或る宗教家曰く

 病んでゐると云ふ病は本來ない、苦しんでゐると云ふ苦しみは本來ない。

 神の子には『難』の受けやうがなく、『苦』の受けやうがなく任運無作、法爾自然、水の流るるが如く、すべてが惟神の法楽である。

斯の如く悟るとき苦しみを自慢にする心も苦しみを厭ふ心もおのづから消え去ってしまひ、苦もなく、艱難もなく、苦楽を超越した本當の楽想を生じ、吾れが一變し、天地が一變し、人生はただ歡びの讃歌に満たされるのである。

實相は苦楽を超越する法楽であって、實相をもって苦もなく楽もないと云ふのは謬見である。汝らが『楽』と稱する『楽』は本當の『楽』ではないから、『楽』を求むれば必ず苦を生ずるのである。

五官のうちに、感覚の惑はしのうちに『楽』があるとするのは謬見である。五官の『楽しみ』はその本性決して『楽』に非ざるが故に『苦』に攣ずるのである。實相はかくの如き假相の苦楽を超越すれども、眞相の『楽』そのものである。

法悦そのものであり法楽そのものである。その『楽そのもの』が『常住の我』であって、これが『神の子』である。

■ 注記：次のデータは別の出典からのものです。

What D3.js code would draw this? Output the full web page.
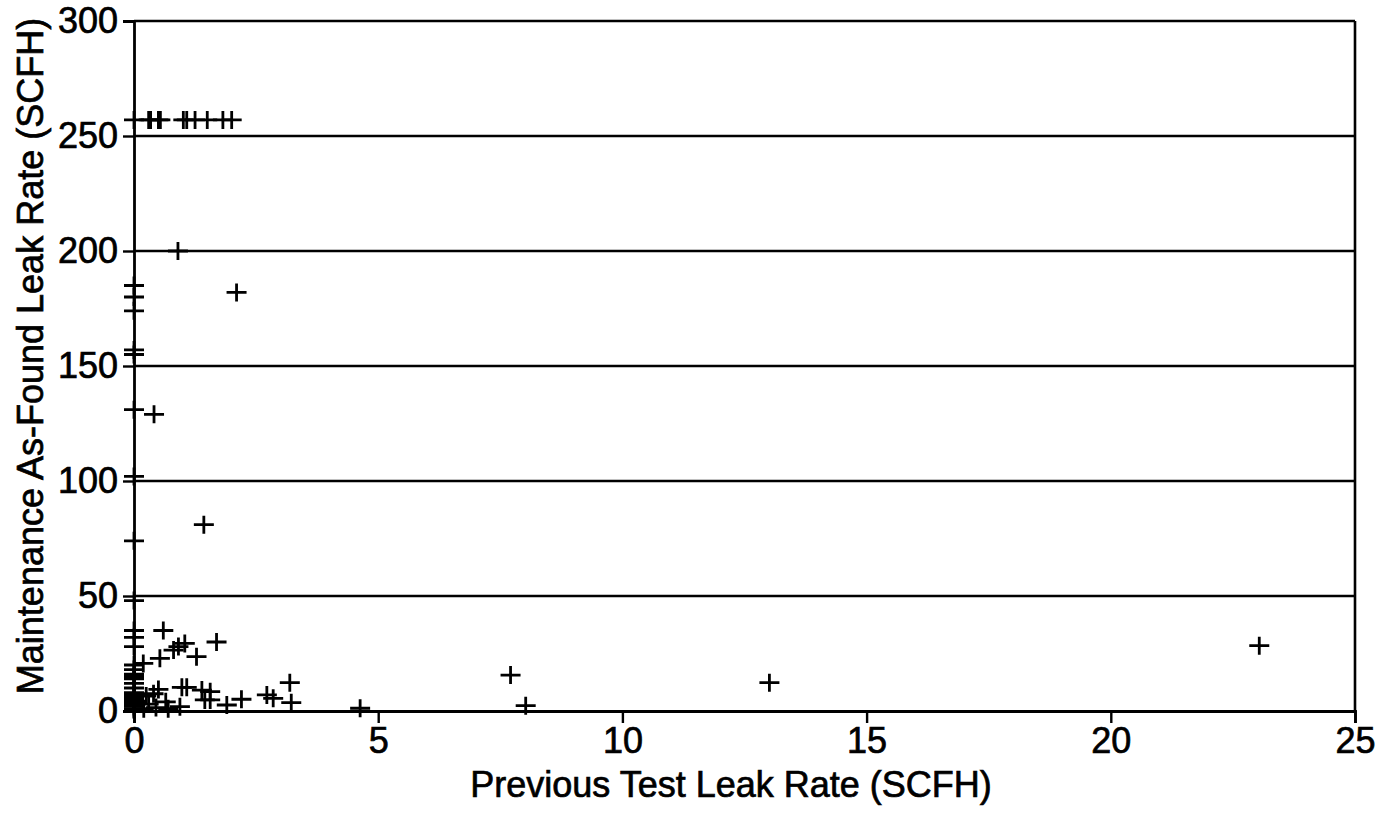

『神の子』が『人間そのもの』であって、その外に『人間』はない。人間とは常楽を言ひ、無病を言ひ、不苦を言ひ、不悩を言ひ、不壊を言ふ。肉體は『人間』ではない。人間の心の痕跡であり、足跡である。

破壊すべきものは人間ではない。

汝らよ、汝ら自身の不苦不悩無病の實相を見よ。

大調和の波動とは、実相の波動。苦も病もノイズのしわざ。